Warren Mundine’s decision not to renew his ALP membership followed the election of four Aboriginal people to the NT parliament under the conservative banner of the Country Liberals. Mundine’s disillusionment with the ALP stemmed from the party’s failure to put a single Aboriginal representative into federal parliament, while the Liberal Party has managed to get two Aboriginal representatives elected at the federal level – one in the House and one in the Senate.
Arguably, the Liberal Party has moved away from a ‘we know what is best for you’ type approach to one that recognises the importance of Indigenous representation. Liberal leader Tony Abbott’s attempt to lure Alison Anderson from the Country Liberals might have been misguided – but he had the right idea. Government needs people like Anderson in power.
Early on, CIS recognised Anderson as a powerful voice in Indigenous affairs and invited her to give a talk. Her words: ‘There is not a black way of educating a child or a white way of educating a child but a right way’ conveyed the same message as her speech to the NT Assembly where she said: ‘We need to show our fellow Australians we want to be normal. We want the right to be just like them and keep our identity, but to live fully in the 21st century.’
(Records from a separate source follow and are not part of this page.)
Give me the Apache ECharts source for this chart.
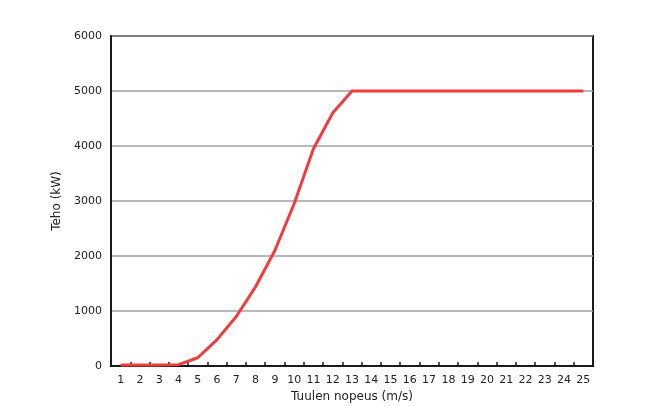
<!DOCTYPE html>
<html>
<head>
<meta charset="utf-8">
<script src="https://cdn.jsdelivr.net/npm/echarts@6/dist/echarts.min.js"></script>
<style>html,body{margin:0;padding:0;background:#fff}#c{width:660px;height:406px}</style>
</head>
<body>
<div id="c"></div>
<script>
const windSpeeds = ['1','2','3','4','5','6','7','8','9','10','11','12','13','14','15','16','17','18','19','20','21','22','23','24','25'];
const powerKW = [20, 20, 20, 25, 150, 480, 900, 1440, 2100, 2950, 3950, 4600, 5000, 5000, 5000, 5000, 5000, 5000, 5000, 5000, 5000, 5000, 5000, 5000, 5000];
const yTicks = [0, 1000, 2000, 3000, 4000, 5000, 6000];

const font = 'DejaVu Sans';
const chart = echarts.init(document.getElementById('c'), null, {renderer: 'canvas'});
chart.setOption({
  animation: false,
  grid: {left: 111, right: 67, top: 36, bottom: 40, show: true, borderColor: '#1a1a1a', borderWidth: 2, backgroundColor: 'transparent', containLabel: false, outerBoundsMode: 'none'},
  xAxis: {
    type: 'category',
    data: windSpeeds,
    boundaryGap: true,
    name: 'Tuulen nopeus (m/s)',
    nameLocation: 'middle',
    nameGap: 25,
    nameTextStyle: {fontFamily: font, fontSize: 12, color: '#222'},
    axisLine: {show: true, lineStyle: {color: '#1a1a1a', width: 2}},
    axisTick: {show: true, inside: true, length: 4, lineStyle: {color: '#1a1a1a', width: 1.5}},
    axisLabel: {fontFamily: font, fontSize: 11, color: '#222', margin: 9, interval: 0},
    splitLine: {show: false}
  },
  yAxis: {
    type: 'value',
    min: yTicks[0],
    max: yTicks[yTicks.length - 1],
    interval: 1000,
    name: 'Teho (kW)',
    nameLocation: 'middle',
    nameGap: 42,
    nameTextStyle: {fontFamily: font, fontSize: 12, color: '#222'},
    axisLine: {show: true, lineStyle: {color: '#1a1a1a', width: 2}},
    axisTick: {show: false},
    axisLabel: {fontFamily: font, fontSize: 11, color: '#222', margin: 9, formatter: v => String(v)},
    splitLine: {show: true, lineStyle: {color: '#a0a0a0', width: 1.5}}
  },
  series: [{
    type: 'line',
    data: powerKW,
    symbol: 'none',
    smooth: false,
    lineStyle: {color: '#f03c3c', width: 3},
    z: 5
  }]
});
</script>
</body>
</html>
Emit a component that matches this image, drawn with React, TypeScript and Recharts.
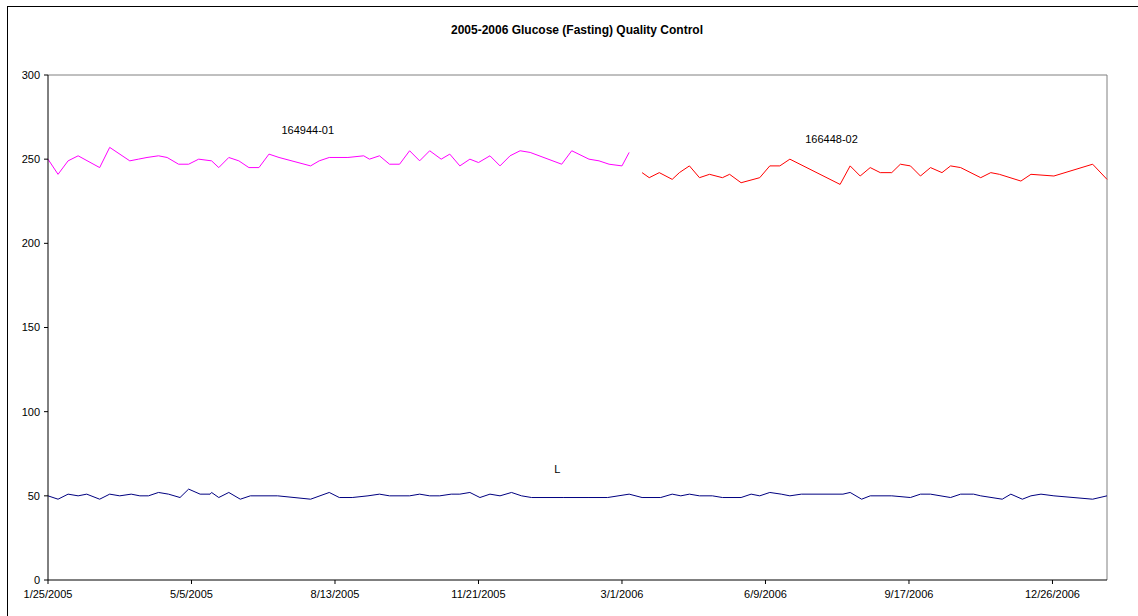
import { LineChart, Line, XAxis, YAxis, ReferenceLine, ReferenceDot } from 'recharts';

// days since 1/25/2005
const lotADays = [0, 7, 14, 21, 36, 43, 57, 63, 69, 77, 83, 91, 98, 105, 114, 119, 126, 133, 140, 147, 154, 161, 183, 189, 196, 209, 220, 224, 231, 238, 245, 252, 259, 266, 274, 280, 287, 294, 300, 308, 315, 322, 329, 336, 358, 365, 377, 384, 391, 400, 405];
const lotAValues = [250, 241, 249, 252, 245, 257, 249, 250, 251, 252, 251, 247, 247, 250, 249, 245, 251, 249, 245, 245, 253, 251, 246, 249, 251, 251, 252, 250, 252, 247, 247, 255, 249, 255, 250, 253, 246, 250, 248, 252, 246, 252, 255, 254, 247, 255, 250, 249, 247, 246, 254];

const lotBDays = [414, 419, 426, 435, 440, 447, 454, 461, 470, 475, 483, 496, 503, 510, 517, 552, 559, 566, 573, 580, 588, 594, 601, 608, 615, 623, 629, 636, 650, 657, 663, 678, 685, 701, 728, 738];
const lotBValues = [242, 239, 242, 238, 242, 246, 239, 241, 239, 241, 236, 239, 246, 246, 250, 235, 246, 240, 245, 242, 242, 247, 246, 240, 245, 242, 246, 245, 239, 242, 241, 237, 241, 240, 247, 238];

const lowDays = [0, 7, 14, 21, 27, 36, 43, 50, 58, 64, 70, 77, 84, 92, 98, 106, 113, 114, 119, 126, 134, 141, 160, 183, 196, 203, 212, 223, 231, 238, 252, 259, 266, 273, 281, 287, 294, 301, 308, 315, 323, 330, 337, 359, 377, 390, 405, 414, 427, 435, 441, 447, 454, 463, 470, 483, 490, 496, 503, 511, 517, 525, 554, 559, 567, 573, 588, 601, 608, 615, 629, 636, 645, 650, 665, 671, 679, 685, 692, 701, 728, 738];
const lowValues = [
  50, 48, 51, 50, 51, 48, 51, 50, 51, 50,
  50, 52, 51, 49, 54, 51, 51, 52, 49, 52,
  48, 50, 50, 48, 52, 49, 49, 50, 51, 50,
  50, 51, 50, 50, 51, 51, 52, 49, 51, 50,
  52, 50, 49, 49, 49, 49, 51, 49, 49, 51,
  50, 51, 50, 50, 49, 49, 51, 50, 52, 51,
  50, 51, 51, 52, 48, 50, 50, 49, 51, 51,
  49, 51, 51, 50, 48, 51, 48, 50, 51, 50,
  48, 50,
];

const xTicks = [0, 100, 200, 300, 400, 500, 600, 700];
const yTicks = [0, 50, 100, 150, 200, 250, 300];

const START = Date.UTC(2005, 0, 25);
const fmtDay = (d: number) => {
  const dt = new Date(START + d * 86400000);
  return `${dt.getUTCMonth() + 1}/${dt.getUTCDate()}/${dt.getUTCFullYear()}`;
};

const toRows = (days: number[], vals: number[]) => days.map((d, i) => ({ day: d, v: vals[i] }));

const font = '"Liberation Sans", Arial, sans-serif';
const tick = { fontSize: 11, fill: '#000', fontFamily: font };
const lbl = (value: string) => ({ value, position: 'center' as const, fill: '#000', fontSize: 11, fontFamily: font });

export default function App() {
  return (
    <div style={{ position: 'absolute', left: 0, top: 0, width: 1138, height: 616, overflow: 'hidden', background: '#fff' }}>
      <div style={{ position: 'absolute', left: 7, top: 6, width: 1140, height: 640, border: '1px solid #000' }} />
      <div
        style={{
          position: 'absolute', left: 577, top: 23, transform: 'translateX(-50%)', whiteSpace: 'nowrap',
          fontFamily: font, fontWeight: 'bold', fontSize: 12, color: '#000',
        }}
      >
        2005-2006 Glucose (Fasting) Quality Control
      </div>
      <div style={{ position: 'absolute', left: 0, top: 0 }}>
        <LineChart width={1138} height={616} margin={{ top: 75, right: 31, left: 0, bottom: 0 }}>
          <XAxis
            dataKey="day"
            type="number"
            domain={[0, 738]}
            ticks={xTicks}
            tickFormatter={fmtDay}
            tick={tick}
            height={36}
            stroke="#000"
            tickSize={4}
            tickMargin={6}
            interval={0}
          />
          <YAxis
            type="number"
            domain={[0, 300]}
            ticks={yTicks}
            tick={tick}
            width={48}
            stroke="#000"
            tickSize={4}
            tickMargin={4}
            interval={0}
          />
          <ReferenceLine y={300} stroke="#808080" />
          <ReferenceLine x={738} stroke="#808080" />
          <Line data={toRows(lotADays, lotAValues)} dataKey="v" stroke="#FF00FF" strokeWidth={1} dot={false} isAnimationActive={false} />
          <Line data={toRows(lotBDays, lotBValues)} dataKey="v" stroke="#FF0000" strokeWidth={1} dot={false} isAnimationActive={false} />
          <Line data={toRows(lowDays, lowValues)} dataKey="v" stroke="#000080" strokeWidth={1} dot={false} isAnimationActive={false} />
          <ReferenceDot x={181} y={267} r={0} stroke="none" fill="none" label={lbl('164944-01')} />
          <ReferenceDot x={546} y={262} r={0} stroke="none" fill="none" label={lbl('166448-02')} />
          <ReferenceDot x={355} y={66} r={0} stroke="none" fill="none" label={lbl('L')} />
        </LineChart>
      </div>
    </div>
  );
}
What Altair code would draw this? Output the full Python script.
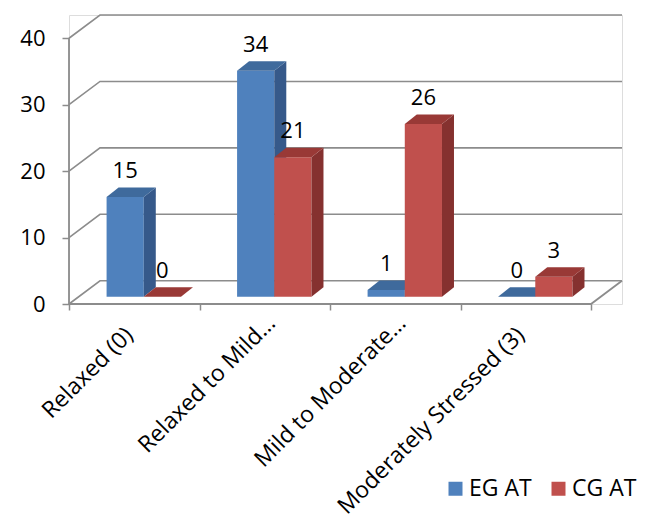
import altair as alt
import pandas as pd

# ---- data ----
categories = ["Relaxed (0)", "Relaxed to Mild…", "Mild to Moderate…", "Moderately Stressed (3)"]
series = ["EG AT", "CG AT"]
eg_values = [15, 34, 1, 0]
cg_values = [0, 21, 26, 3]
y_ticks = [0, 10, 20, 30, 40]

# ---- geometry of the pseudo-3D look (in data units) ----
WALL_DX, WALL_DY = 0.2375, 3.5      # back-wall offset
BAR_DX, BAR_DY = 0.092, 1.43        # bar depth
BASE = 1.1                          # bars stand in the middle of the floor depth
BAR_SLOTS = {"EG AT": (0.288, 0.573), "CG AT": (0.573, 0.858)}
X_MAX = 4 + WALL_DX
Y_MAX = 40 + WALL_DY

FRONT = {"EG AT": "#4F81BD", "CG AT": "#C0504D"}
SIDE = {"EG AT": "#36598A", "CG AT": "#85312F"}
TOP = {"EG AT": "#3F6A9C", "CG AT": "#993936"}
GRID = "#8C8C8C"
FONT = "Open Sans"

bars, sides, tops = [], [], []
for s, vals in zip(series, [eg_values, cg_values]):
    for i, (c, v) in enumerate(zip(categories, vals)):
        xl, xr = i + BAR_SLOTS[s][0], i + BAR_SLOTS[s][1]
        yt = BASE + v
        bars.append(dict(series=s, cat=c, v=v, xl=xl, xr=xr, xc=(xl + xr) / 2,
                         yb=BASE, yt=yt))
        sides.append(dict(series=s, cat=c, x=xr, yb=BASE, yt=yt))
        sides.append(dict(series=s, cat=c, x=xr + BAR_DX, yb=BASE + BAR_DY, yt=yt + BAR_DY))
        tops.append(dict(series=s, cat=c, y=yt, xl=xl, xr=xr))
        tops.append(dict(series=s, cat=c, y=yt + BAR_DY, xl=xl + BAR_DX, xr=xr + BAR_DX))
bars_df = pd.DataFrame(bars)
sides_df = pd.DataFrame(sides)
tops_df = pd.DataFrame(tops)

grid_rows = []
for t in y_ticks:
    grid_rows += [dict(g=t, k=0, x=0, y=t), dict(g=t, k=1, x=WALL_DX, y=t + WALL_DY),
                  dict(g=t, k=2, x=X_MAX, y=t + WALL_DY)]
grid_df = pd.DataFrame(grid_rows)

floor_df = pd.DataFrame([dict(k=0, x=0, y=40), dict(k=1, x=0, y=0), dict(k=2, x=4, y=0),
                         dict(k=3, x=X_MAX, y=WALL_DY)])

# truncated (ellipsised) labels sit a little further along their baseline, as in the source
cat_rows = []
for i, c in enumerate(categories):
    trunc = c.endswith("…")
    cat_rows.append(dict(cat=c, xc=i + 0.5 + (0.092 if trunc else 0.0),
                         yc=-4.9 + (1.8 if trunc else 0.0)))
cat_df = pd.DataFrame(cat_rows)

xs = alt.Scale(domain=[0, X_MAX], nice=False, zero=False)
ys = alt.Scale(domain=[0, Y_MAX], nice=False, zero=False)
axX = alt.Axis(values=[0, 1, 2, 3, 4], labels=False, domain=False, grid=False, ticks=True,
               tickSize=6, tickColor=GRID, tickWidth=1.5, title=None)
axY = alt.Axis(values=y_ticks, domain=False, grid=False, tickSize=7, tickColor=GRID,
               tickWidth=1.5, labelFontSize=22, labelFont=FONT, labelColor="#000000",
               labelPadding=17, title=None)

grid = alt.Chart(grid_df).mark_line(color=GRID, strokeWidth=1.6).encode(
    x=alt.X("x:Q", scale=xs, axis=axX),
    y=alt.Y("y:Q", scale=ys, axis=axY),
    detail="g:N", order="k:Q")

floor = alt.Chart(floor_df).mark_line(color=GRID, strokeWidth=1.8).encode(
    x=alt.X("x:Q", scale=xs, axis=axX),
    y=alt.Y("y:Q", scale=ys, axis=axY),
    order="k:Q")

color_scale = alt.Scale(domain=series, range=[FRONT[s] for s in series])
legend = alt.Legend(title=None, orient="none", legendX=375, legendY=462, direction="horizontal",
                    symbolType="square", symbolSize=196, symbolStrokeWidth=0,
                    labelFontSize=23, labelFont=FONT, labelColor="#000000",
                    labelOffset=2, columnPadding=15, padding=0)

layers = [grid, floor]
for s in series:
    front = alt.Chart(bars_df).transform_filter(alt.datum.series == s).mark_rect().encode(
        x=alt.X("xl:Q", scale=xs, axis=axX), x2="xr:Q",
        y=alt.Y("yb:Q", scale=ys, axis=axY), y2="yt:Q",
        color=alt.Color("series:N", scale=color_scale, legend=legend))
    side = alt.Chart(sides_df).transform_filter(alt.datum.series == s).mark_area(
        orient="vertical", color=SIDE[s]).encode(
        x=alt.X("x:Q", scale=xs, axis=axX),
        y=alt.Y("yb:Q", scale=ys, axis=axY), y2="yt:Q",
        detail="cat:N")
    top = alt.Chart(tops_df).transform_filter(alt.datum.series == s).mark_area(
        orient="horizontal", color=TOP[s]).encode(
        y=alt.Y("y:Q", scale=ys, axis=axY),
        x=alt.X("xl:Q", scale=xs, axis=axX), x2="xr:Q",
        detail="cat:N")
    layers += [front, side, top]

labels = alt.Chart(bars_df).mark_text(fontSize=22, font=FONT, color="#000000",
                                      baseline="middle", dy=-26).encode(
    x=alt.X("xc:Q", scale=xs, axis=axX),
    y=alt.Y("yt:Q", scale=ys, axis=axY),
    text="v:Q")

cat_labels = alt.Chart(cat_df).mark_text(fontSize=23, font=FONT, color="#000000",
                                         angle=315, align="right", baseline="alphabetic").encode(
    x=alt.X("xc:Q", scale=xs, axis=axX),
    y=alt.Y("yc:Q", scale=ys, axis=axY),
    text="cat:N")

layers += [labels, cat_labels]

chart = alt.layer(*layers).properties(
    width=553, height=289,
    autosize=alt.AutoSizeParams(type="none"),
    padding={"left": 69, "top": 15, "right": 35, "bottom": 216},
).configure_view(stroke=None).configure(background="white")

chart.save("out.html", embed_options={"renderer": "svg", "actions": False})
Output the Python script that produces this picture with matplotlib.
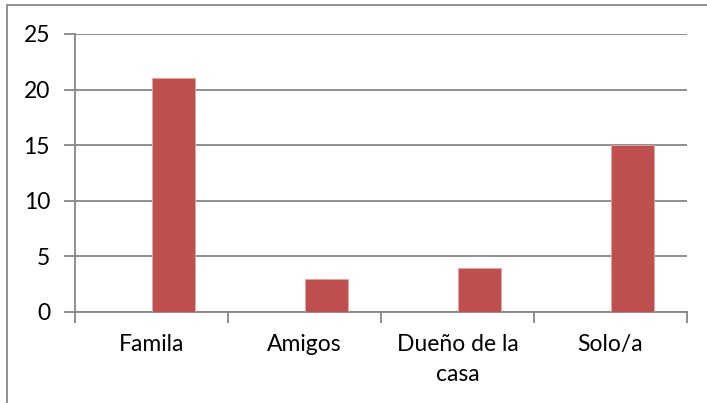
import matplotlib.pyplot as plt
from matplotlib.patches import Rectangle

categorias = ['Famila', 'Amigos', 'Dueño de la\ncasa', 'Solo/a']
valores = [21, 3, 4, 15]
yticks = [0, 5, 10, 15, 20, 25]

plt.rcParams['font.family'] = ['Lato', 'DejaVu Sans']

fig = plt.figure(figsize=(7.07, 4.03), dpi=100)
# marco del gráfico
fig.patches.append(Rectangle((7 / 707, -0.1), 1.2, (403 - 5) / 403 + 0.1,
                             transform=fig.transFigure, fill=False,
                             edgecolor='#888888', linewidth=1.3))

ax = fig.add_axes([75 / 707, 1 - 312 / 403, (687 - 75) / 707, (312 - 34) / 403])
x = range(len(categorias))
ax.bar([i + 0.144 for i in x], valores, width=0.28, color='#C0504D',
       edgecolor='#E6A6A4', linewidth=0.6, zorder=3)

ax.set_xlim(-0.5, len(categorias) - 0.5)
ax.set_ylim(0, 25)
ax.set_yticks(yticks)
ax.set_xticks([i - 0.5 for i in range(len(categorias) + 1)], minor=False)
ax.set_xticklabels([])
ax.set_xticks(list(x), minor=True)
ax.set_xticklabels(categorias, minor=True, fontsize=16.5, linespacing=1.5)
ax.tick_params(axis='x', which='minor', length=0, pad=16)
ax.tick_params(axis='x', which='major', length=8, width=1.3, color='#868686')
ax.tick_params(axis='y', length=8, width=1.3, color='#868686', labelsize=16.5, pad=10)
ax.grid(axis='y', color='#868686', linewidth=1.3, zorder=0)

for s in ['top', 'right']:
    ax.spines[s].set_visible(False)
for s in ['left', 'bottom']:
    ax.spines[s].set_color('#868686')
    ax.spines[s].set_linewidth(1.3)

fig.savefig('out.png', dpi=100)
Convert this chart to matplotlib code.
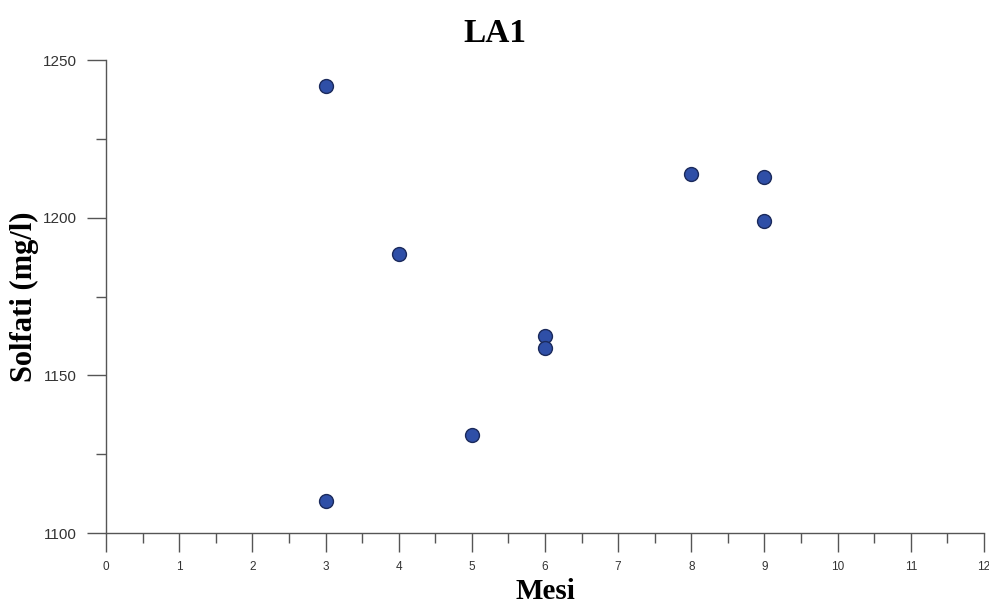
import matplotlib
matplotlib.use("Agg")
import matplotlib.pyplot as plt
from matplotlib.ticker import MultipleLocator

# monthly sulphate readings, well LA1
mesi = [3, 3, 4, 5, 6, 6, 8, 9, 9]
solfati = [1241.8, 1110.0, 1188.5, 1131.0, 1162.5, 1158.7, 1214.0, 1213.0, 1199.0]

fig = plt.figure(figsize=(9.89, 6.05), dpi=100)
ax = fig.add_axes([0.1072, 0.119, 0.8877, 0.7818])

ax.scatter(mesi, solfati, s=100, color="#2f4fa7", edgecolor="#1b2a5c",
           linewidth=1.0, zorder=3, clip_on=False)

ax.set_xlim(0, 12)
ax.set_ylim(1100, 1250)
ax.xaxis.set_major_locator(MultipleLocator(1))
ax.xaxis.set_minor_locator(MultipleLocator(0.5))
ax.yaxis.set_major_locator(MultipleLocator(50))
ax.yaxis.set_minor_locator(MultipleLocator(25))

for side in ["top", "right"]:
    ax.spines[side].set_visible(False)
for side in ["left", "bottom"]:
    ax.spines[side].set_color("#555555")
    ax.spines[side].set_linewidth(1.0)

ax.tick_params(which="major", direction="out", length=14, width=1.0,
               color="#555555", labelcolor="#333333", pad=6)
ax.tick_params(axis="x", which="major", labelsize=8.5)
ax.tick_params(axis="y", which="major", labelsize=11, pad=7)
ax.tick_params(which="minor", direction="out", length=7, width=1.0,
               color="#555555")
for lab in ax.get_xticklabels() + ax.get_yticklabels():
    lab.set_family("Liberation Sans")

fig.suptitle("LA1", fontsize=24, fontweight="bold", family="Liberation Serif",
             x=0.5, y=0.97, va="top")
ax.set_xlabel("Mesi", fontsize=21, fontweight="bold", family="Liberation Serif", labelpad=4)
ax.set_ylabel("Solfati (mg/l)", fontsize=22, fontweight="bold", family="Liberation Serif")
ax.yaxis.set_label_coords(-0.076, 0.5)

fig.savefig("out.png", dpi=100)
Yet politicians and bureaucrats are still failing to heed this message and continue to frame policies around the notion of the ‘exceptional Indigene’ where Indigenous difference is seen as more important than the things we share.
The ALP might have been responsible for abolishing discriminatory laws, but it replaced them with equally damaging ‘positive discrimination’ measures. Of course Aboriginal people should be entitled to their own distinct identity, but the maintenance of a cultural identity should not be the role of the state.
The cultural relativist approach dominating Indigenous affairs for so long has negated the need for change, but many Aboriginal people can and want to adapt.
Australia needs an alternative vision to the picture government paints with its motherhood statements about Indigenous disadvantage and view of Indigenous people as perpetual victims.
As Mundine wrote in the Australian Financial Review this week, we need to stop treating Indigenous problems as different from other problems and start treating Indigenous disadvantage as a problem that can be solved.
Sara Hudson is a Research Fellow at The Centre for Independent Studies.